Sri Lanka beat Afghanistan by 34 runs on the DLS method in a rain-affected clash in Cardiff.
Led by Kusal Perera’s hard-hitting 78, Sri Lanka waltzed to 144-1. However, a catastrophic collapse led to their dismissal for just 201.
Due to adverse weather, their Asian opponents were set a revised target of 187 in 41 overs.
They looked well on their way to sealing an historic first ever Cricket World Cup victory when needing 66 with five wickets in hand - having been reduced to 77-5 at one point - yet it ultimately proved too steep.
Nabi orchestrates Sri Lankan downfall
Openers Perera and Dimuth Karunaratne set about posing an imposing total during their time together at the crease, punishing some slack early Afghani bowling as they reached 92 without loss after 13 overs.
Sri Lankan captain Karunaratne then gave Mohammad Nabi his first victim, but after the loss of the left-hander for 30 Perera and Lahiru Thirimanne continued where the previous partnership had left off.
They were seemingly on their way to a challenging total with 144 on the board, and nine wickets and almost 29 overs remaining, however Nabi soon flipped the momentum of the game on its head.
The off-spinner snared the wickets of Thirimanne, Kusal Mendis and Angelo Mathews - the latter two both in their second deliveries faced - to disrupt the Sri Lankan's flow.
Kusal tried to support the tail but to no avail, as they lost their last nine wickets for just 57 runs, with only two of the last eight batsmen reaching double figures.
Furthermore, if it were not for the 35 extras conceded by Afghanistan then Karunaratne's men would have posted a severely embarrassing total.
Lower-order counter-attack not enough to see Afghanistan home
In today's game, 187 is a realistic score to be chased in 20 overs, let alone 41, and so the fact that Afghanistan failed to do so will be of major disappointment to those affiliated with the team.
A solid opening stand of 34 was compiled between Mohammad Shahzad (7) and Hazratullah Zazai which gave their side hope, as the pair batted well to give their teammates a platform from which to propel off.
However when Shahzad was dismissed by the excellent Lasith Malinga (3-39) this was the catalyst for the Afghan disintegration.
The succeeding four wickets were lost for the addition of only 23 runs, meaning that the restoration job was left in the hands of Gulbadin Naib (23) and Nadjibullah Zadran (43).
The pair dovetailed extremely well, as had been the case in their opening match against Australia when they put on 83 together, and utilised their differing qualities with bat in hand.
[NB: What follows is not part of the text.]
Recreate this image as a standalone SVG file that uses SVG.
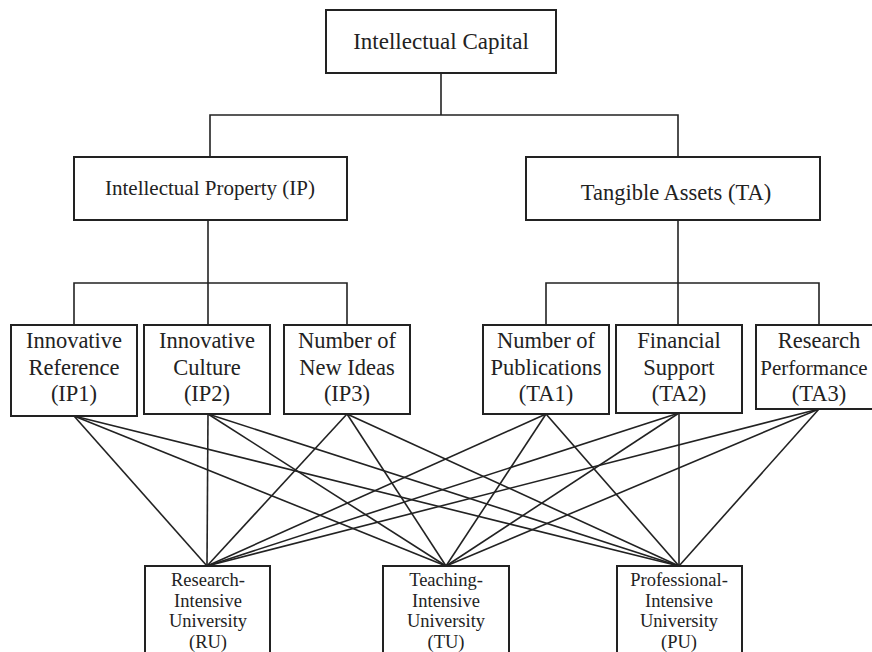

Captain Gulbadin nudged and nurdled, rotating the strike efficiently to ensure a steady accumulation of runs. As for the big-hitting Nadjibullah, he demonstrated a more relentless method of scoring as he smashed six boundaries during his time at the crease.
Their partnership was ended by the returning Nuwan Pradeed (4-31), who also accounted for the potentially-dangerous Rashid Khan for just two, two overs later.
When Nadjibullah was run out by a smart direct hit from Karunaratne the climb from then was too steep, with 42 required with only one wicket remaining.
The evergreen Malinga finished off the tail with his array of slower balls, dippers and yorkers, to ensure his side captured their first win of the competition.